As far as I can tell: happy! Caveat that I work closely w/ folks whose job it is to check in and make sure we’re actually making people happy, so my impression is sort of impressionistic.

Collaborative editing totally eliminates a class of coordination problems that used to exist, where multiple people had to coordinate out-of-band who controlled writes to the document. There’s a separate challenge that comes from opening up access to the document in realtime (we forget that it can be kind of scary to know that someone can see you type in realtime, if you’ve never composed this way before). But because our editor tries to conform to the norms of other, popular collaborative editors, it means that it’s more familiar to anyone who takes that functionality as a given (rather than the kind of complex technical undertaking that it is!)

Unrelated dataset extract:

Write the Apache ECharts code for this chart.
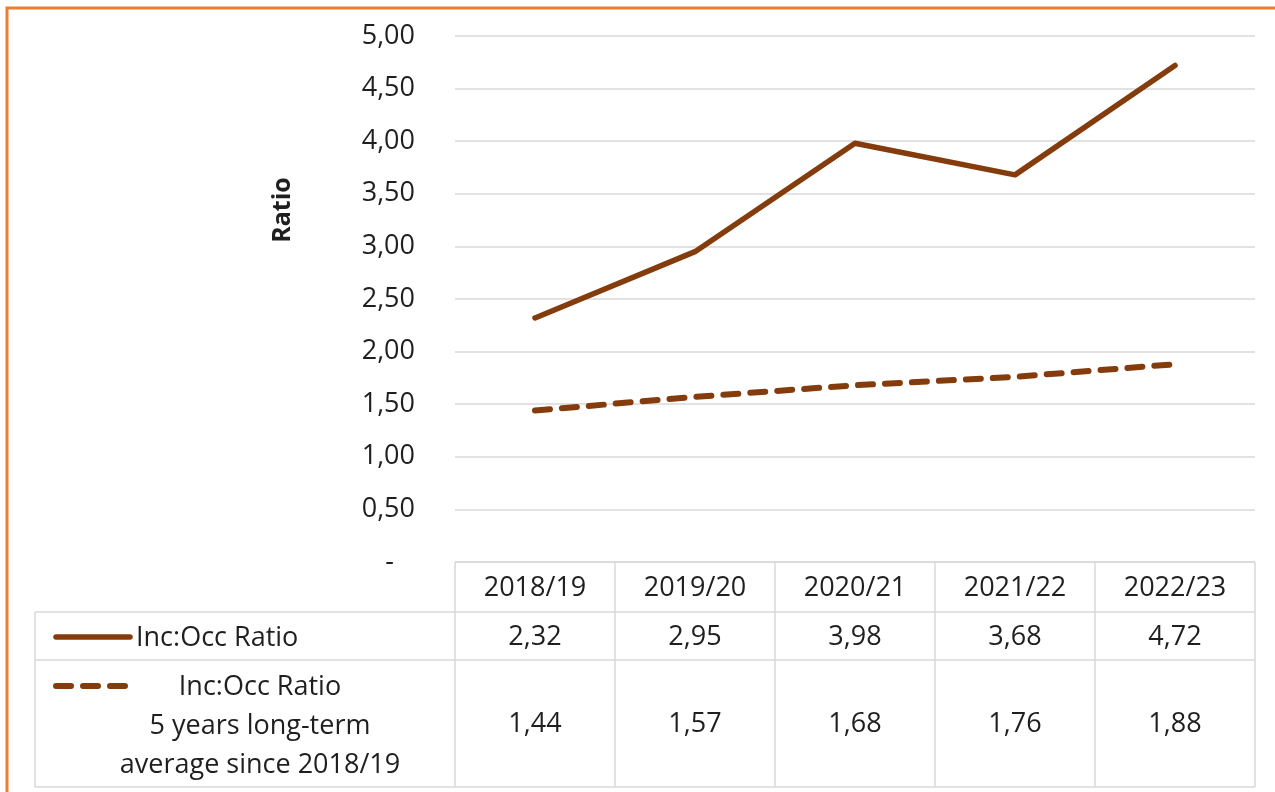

ppiety · September 22, 2020, 11:16am

Hi, I am considering using ProseMirror for an educational research project where we want to be able to have a group of four students work on a collaborative writing task and then collect data on who made what contributions and when. ProseMirror looks to have the capabilities we need, but also to have a non-trivial implementation process and learning curve and so I would appreciate any advice on whether it is easy enough for a small research project or if we should look for other options. I can be reached at ppiety@umd.edu if you care to share your insights. Gratefully, Phil Piety

astevenson · September 22, 2020, 2:27pm

If you have a moment to post it there, this would make a great top level thread. I think you’ll get a good variety of answers and they’ll be useful to other folks in your position in the future.